# TASK DETAILS:
Give back, exactly as written, the lines from the beginning of the listing through the one that contains "radar_ticks = [70, 80, 90, 100, 110]".

+ + + + +

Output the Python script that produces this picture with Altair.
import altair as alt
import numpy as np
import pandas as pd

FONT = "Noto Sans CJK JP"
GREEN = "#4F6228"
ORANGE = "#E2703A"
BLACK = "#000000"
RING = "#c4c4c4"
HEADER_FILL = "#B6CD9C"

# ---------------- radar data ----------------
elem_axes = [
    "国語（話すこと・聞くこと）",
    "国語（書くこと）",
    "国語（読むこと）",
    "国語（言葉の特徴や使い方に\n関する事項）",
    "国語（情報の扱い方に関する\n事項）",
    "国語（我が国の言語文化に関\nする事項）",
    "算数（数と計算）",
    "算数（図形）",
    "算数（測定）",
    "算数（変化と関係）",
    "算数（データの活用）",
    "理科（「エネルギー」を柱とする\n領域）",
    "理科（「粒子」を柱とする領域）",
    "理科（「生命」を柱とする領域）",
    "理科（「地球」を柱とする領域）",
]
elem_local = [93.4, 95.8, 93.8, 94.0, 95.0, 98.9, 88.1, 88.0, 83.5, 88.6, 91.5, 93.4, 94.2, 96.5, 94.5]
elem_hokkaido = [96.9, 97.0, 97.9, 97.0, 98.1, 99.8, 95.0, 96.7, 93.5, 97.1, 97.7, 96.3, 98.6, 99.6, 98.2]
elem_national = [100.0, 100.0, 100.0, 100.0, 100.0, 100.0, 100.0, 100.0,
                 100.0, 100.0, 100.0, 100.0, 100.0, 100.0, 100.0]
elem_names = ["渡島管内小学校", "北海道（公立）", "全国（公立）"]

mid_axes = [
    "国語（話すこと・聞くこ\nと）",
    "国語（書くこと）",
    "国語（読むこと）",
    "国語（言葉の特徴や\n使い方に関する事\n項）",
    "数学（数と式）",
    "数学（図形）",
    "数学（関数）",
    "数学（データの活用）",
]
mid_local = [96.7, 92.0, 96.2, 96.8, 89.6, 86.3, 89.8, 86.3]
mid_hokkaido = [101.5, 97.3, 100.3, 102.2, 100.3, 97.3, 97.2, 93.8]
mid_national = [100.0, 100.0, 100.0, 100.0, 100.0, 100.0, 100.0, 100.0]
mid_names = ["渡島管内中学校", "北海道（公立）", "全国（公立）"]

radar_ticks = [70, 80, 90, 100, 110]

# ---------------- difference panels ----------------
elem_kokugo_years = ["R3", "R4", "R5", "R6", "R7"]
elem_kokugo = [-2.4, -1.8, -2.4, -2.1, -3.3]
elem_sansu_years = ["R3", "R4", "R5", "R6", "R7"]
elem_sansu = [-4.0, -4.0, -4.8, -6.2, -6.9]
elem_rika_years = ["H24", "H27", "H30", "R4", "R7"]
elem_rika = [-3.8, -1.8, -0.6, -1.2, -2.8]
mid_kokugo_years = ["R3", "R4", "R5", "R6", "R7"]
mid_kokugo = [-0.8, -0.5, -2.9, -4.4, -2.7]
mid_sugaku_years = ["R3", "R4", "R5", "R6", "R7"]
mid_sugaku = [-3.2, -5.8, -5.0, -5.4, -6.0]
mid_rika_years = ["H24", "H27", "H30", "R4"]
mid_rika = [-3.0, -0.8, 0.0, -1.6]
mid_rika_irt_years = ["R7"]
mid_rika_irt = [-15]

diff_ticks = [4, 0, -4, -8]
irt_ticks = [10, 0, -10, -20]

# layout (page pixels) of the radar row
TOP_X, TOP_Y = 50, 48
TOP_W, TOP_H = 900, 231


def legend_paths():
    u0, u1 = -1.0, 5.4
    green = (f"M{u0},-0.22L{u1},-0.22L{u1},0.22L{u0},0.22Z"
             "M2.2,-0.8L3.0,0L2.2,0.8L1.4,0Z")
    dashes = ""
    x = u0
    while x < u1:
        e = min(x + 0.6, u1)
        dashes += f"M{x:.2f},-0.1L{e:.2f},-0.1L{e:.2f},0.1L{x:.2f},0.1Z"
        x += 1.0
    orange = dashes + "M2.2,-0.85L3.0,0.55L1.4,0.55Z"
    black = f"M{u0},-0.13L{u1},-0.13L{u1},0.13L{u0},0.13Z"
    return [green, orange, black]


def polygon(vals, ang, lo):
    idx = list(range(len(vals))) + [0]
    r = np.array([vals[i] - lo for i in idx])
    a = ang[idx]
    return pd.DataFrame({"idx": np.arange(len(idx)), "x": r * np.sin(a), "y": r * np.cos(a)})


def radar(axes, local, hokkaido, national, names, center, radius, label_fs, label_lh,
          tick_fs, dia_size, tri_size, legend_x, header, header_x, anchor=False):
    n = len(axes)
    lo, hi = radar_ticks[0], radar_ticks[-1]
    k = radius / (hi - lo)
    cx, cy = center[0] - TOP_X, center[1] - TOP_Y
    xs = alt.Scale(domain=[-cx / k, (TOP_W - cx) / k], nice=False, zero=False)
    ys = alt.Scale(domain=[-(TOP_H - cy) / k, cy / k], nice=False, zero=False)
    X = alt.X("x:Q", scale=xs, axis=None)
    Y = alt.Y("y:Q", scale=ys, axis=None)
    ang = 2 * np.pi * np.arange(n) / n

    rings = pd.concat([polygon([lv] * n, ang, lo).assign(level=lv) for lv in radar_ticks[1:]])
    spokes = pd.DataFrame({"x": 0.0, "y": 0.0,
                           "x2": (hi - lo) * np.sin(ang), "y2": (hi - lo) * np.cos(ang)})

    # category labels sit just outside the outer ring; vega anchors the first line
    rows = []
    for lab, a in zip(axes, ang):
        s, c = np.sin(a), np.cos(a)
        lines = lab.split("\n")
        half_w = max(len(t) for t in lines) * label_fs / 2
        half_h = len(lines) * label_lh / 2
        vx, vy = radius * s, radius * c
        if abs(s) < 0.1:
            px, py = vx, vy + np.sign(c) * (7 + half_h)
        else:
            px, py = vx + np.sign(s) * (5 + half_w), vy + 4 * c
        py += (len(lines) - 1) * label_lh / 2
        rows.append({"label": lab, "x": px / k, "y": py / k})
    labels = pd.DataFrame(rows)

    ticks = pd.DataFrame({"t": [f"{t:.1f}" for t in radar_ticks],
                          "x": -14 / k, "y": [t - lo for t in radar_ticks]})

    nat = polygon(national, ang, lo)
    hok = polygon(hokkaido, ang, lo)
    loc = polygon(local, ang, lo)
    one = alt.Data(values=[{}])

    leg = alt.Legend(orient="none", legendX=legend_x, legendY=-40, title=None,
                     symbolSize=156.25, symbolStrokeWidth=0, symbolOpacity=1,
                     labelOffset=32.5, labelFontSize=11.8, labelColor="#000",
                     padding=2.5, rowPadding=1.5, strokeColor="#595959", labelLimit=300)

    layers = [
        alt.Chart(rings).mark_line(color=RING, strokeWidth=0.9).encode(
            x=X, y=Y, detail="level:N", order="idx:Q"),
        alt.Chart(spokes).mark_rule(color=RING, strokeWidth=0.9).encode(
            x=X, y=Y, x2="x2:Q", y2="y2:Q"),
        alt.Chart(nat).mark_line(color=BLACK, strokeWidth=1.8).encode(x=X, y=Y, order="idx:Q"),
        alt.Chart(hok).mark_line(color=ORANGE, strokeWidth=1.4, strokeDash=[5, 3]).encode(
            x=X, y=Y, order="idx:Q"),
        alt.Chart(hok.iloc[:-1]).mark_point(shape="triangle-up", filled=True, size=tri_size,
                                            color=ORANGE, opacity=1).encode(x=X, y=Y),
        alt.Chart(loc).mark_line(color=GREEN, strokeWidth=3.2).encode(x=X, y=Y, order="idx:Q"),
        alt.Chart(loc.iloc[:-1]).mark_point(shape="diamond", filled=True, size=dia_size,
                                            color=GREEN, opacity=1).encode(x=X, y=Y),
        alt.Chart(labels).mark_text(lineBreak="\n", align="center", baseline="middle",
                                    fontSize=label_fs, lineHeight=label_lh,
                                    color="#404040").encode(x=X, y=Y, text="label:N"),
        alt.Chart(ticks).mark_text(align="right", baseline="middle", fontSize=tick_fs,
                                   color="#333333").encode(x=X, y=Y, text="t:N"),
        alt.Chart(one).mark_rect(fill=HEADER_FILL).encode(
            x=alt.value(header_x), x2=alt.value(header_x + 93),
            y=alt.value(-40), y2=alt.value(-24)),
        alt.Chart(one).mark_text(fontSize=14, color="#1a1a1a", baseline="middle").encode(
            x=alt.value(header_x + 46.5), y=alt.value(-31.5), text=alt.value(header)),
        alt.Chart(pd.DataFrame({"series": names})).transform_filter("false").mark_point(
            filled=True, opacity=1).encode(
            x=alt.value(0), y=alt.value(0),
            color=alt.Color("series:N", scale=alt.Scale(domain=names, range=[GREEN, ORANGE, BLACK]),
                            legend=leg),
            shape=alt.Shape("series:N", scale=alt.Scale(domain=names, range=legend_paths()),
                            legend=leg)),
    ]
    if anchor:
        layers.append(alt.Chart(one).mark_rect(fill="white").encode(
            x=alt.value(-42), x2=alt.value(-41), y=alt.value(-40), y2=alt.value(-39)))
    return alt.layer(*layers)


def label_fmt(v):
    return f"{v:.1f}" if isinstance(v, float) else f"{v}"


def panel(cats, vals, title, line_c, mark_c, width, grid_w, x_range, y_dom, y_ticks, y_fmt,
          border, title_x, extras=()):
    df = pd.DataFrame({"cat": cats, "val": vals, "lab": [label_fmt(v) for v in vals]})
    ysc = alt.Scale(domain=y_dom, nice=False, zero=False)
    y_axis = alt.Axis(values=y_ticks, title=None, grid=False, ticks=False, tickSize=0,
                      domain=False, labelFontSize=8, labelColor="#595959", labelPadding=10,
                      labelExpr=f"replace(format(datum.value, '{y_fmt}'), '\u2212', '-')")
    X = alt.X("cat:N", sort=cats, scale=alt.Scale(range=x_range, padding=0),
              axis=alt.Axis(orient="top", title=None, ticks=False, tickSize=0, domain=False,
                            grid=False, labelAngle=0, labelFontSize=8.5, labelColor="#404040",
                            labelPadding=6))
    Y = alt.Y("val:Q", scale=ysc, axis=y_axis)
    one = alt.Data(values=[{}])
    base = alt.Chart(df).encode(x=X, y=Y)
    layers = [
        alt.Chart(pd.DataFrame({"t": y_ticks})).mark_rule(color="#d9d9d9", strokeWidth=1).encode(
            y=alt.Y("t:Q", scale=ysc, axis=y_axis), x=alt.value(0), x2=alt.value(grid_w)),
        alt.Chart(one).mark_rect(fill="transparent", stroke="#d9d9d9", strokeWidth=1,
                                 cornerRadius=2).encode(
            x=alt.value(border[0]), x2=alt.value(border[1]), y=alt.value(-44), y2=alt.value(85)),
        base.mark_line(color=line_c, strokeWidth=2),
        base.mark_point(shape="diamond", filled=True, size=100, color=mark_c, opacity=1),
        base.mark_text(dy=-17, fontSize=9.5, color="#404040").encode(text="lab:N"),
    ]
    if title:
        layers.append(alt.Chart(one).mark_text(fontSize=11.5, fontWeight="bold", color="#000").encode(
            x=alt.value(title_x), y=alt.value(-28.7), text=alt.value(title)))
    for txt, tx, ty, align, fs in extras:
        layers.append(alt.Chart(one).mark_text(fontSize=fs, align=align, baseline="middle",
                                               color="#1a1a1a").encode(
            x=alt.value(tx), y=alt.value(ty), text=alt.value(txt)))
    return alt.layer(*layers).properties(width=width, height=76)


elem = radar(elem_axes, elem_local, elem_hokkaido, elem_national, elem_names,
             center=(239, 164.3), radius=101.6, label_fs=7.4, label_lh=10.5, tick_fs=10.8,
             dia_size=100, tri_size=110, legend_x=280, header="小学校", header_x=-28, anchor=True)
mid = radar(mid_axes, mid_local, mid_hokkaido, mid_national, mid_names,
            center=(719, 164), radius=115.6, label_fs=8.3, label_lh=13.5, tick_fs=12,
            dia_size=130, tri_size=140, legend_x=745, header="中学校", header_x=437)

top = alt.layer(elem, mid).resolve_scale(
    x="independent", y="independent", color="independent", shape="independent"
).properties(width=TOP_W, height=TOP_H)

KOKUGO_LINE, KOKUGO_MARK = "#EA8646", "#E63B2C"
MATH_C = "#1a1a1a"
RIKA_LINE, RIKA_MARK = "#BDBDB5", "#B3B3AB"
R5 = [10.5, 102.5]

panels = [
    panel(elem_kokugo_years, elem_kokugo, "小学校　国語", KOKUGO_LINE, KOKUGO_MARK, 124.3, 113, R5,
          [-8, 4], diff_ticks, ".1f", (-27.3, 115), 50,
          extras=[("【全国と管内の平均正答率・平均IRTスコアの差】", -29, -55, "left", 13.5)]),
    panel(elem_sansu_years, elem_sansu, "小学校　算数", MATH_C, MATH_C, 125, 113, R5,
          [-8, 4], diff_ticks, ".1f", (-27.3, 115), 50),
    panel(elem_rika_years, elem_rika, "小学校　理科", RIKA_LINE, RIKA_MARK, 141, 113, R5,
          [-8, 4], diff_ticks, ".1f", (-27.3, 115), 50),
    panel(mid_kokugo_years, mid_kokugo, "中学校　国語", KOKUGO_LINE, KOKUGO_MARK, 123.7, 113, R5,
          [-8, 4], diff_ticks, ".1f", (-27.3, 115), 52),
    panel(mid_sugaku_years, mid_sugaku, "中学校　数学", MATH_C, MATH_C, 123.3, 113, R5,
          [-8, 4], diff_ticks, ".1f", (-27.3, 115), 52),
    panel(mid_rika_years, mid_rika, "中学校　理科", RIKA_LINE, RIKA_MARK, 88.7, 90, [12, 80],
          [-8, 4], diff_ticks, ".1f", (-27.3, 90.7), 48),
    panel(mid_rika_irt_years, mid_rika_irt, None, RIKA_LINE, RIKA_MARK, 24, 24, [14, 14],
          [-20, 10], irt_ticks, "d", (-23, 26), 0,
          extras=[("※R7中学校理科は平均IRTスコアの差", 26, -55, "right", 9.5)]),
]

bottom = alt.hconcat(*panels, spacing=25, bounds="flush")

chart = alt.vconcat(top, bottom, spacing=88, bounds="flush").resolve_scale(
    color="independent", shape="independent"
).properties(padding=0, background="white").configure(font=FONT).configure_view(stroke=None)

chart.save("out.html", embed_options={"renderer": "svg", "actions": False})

+ + + + +

# EXERCISE ANSWER:
Output the Python script that produces this picture with Altair.
import altair as alt
import numpy as np
import pandas as pd

FONT = "Noto Sans CJK JP"
GREEN = "#4F6228"
ORANGE = "#E2703A"
BLACK = "#000000"
RING = "#c4c4c4"
HEADER_FILL = "#B6CD9C"

# ---------------- radar data ----------------
elem_axes = [
    "国語（話すこと・聞くこと）",
    "国語（書くこと）",
    "国語（読むこと）",
    "国語（言葉の特徴や使い方に\n関する事項）",
    "国語（情報の扱い方に関する\n事項）",
    "国語（我が国の言語文化に関\nする事項）",
    "算数（数と計算）",
    "算数（図形）",
    "算数（測定）",
    "算数（変化と関係）",
    "算数（データの活用）",
    "理科（「エネルギー」を柱とする\n領域）",
    "理科（「粒子」を柱とする領域）",
    "理科（「生命」を柱とする領域）",
    "理科（「地球」を柱とする領域）",
]
elem_local = [93.4, 95.8, 93.8, 94.0, 95.0, 98.9, 88.1, 88.0, 83.5, 88.6, 91.5, 93.4, 94.2, 96.5, 94.5]
elem_hokkaido = [96.9, 97.0, 97.9, 97.0, 98.1, 99.8, 95.0, 96.7, 93.5, 97.1, 97.7, 96.3, 98.6, 99.6, 98.2]
elem_national = [100.0, 100.0, 100.0, 100.0, 100.0, 100.0, 100.0, 100.0,
                 100.0, 100.0, 100.0, 100.0, 100.0, 100.0, 100.0]
elem_names = ["渡島管内小学校", "北海道（公立）", "全国（公立）"]

mid_axes = [
    "国語（話すこと・聞くこ\nと）",
    "国語（書くこと）",
    "国語（読むこと）",
    "国語（言葉の特徴や\n使い方に関する事\n項）",
    "数学（数と式）",
    "数学（図形）",
    "数学（関数）",
    "数学（データの活用）",
]
mid_local = [96.7, 92.0, 96.2, 96.8, 89.6, 86.3, 89.8, 86.3]
mid_hokkaido = [101.5, 97.3, 100.3, 102.2, 100.3, 97.3, 97.2, 93.8]
mid_national = [100.0, 100.0, 100.0, 100.0, 100.0, 100.0, 100.0, 100.0]
mid_names = ["渡島管内中学校", "北海道（公立）", "全国（公立）"]

radar_ticks = [70, 80, 90, 100, 110]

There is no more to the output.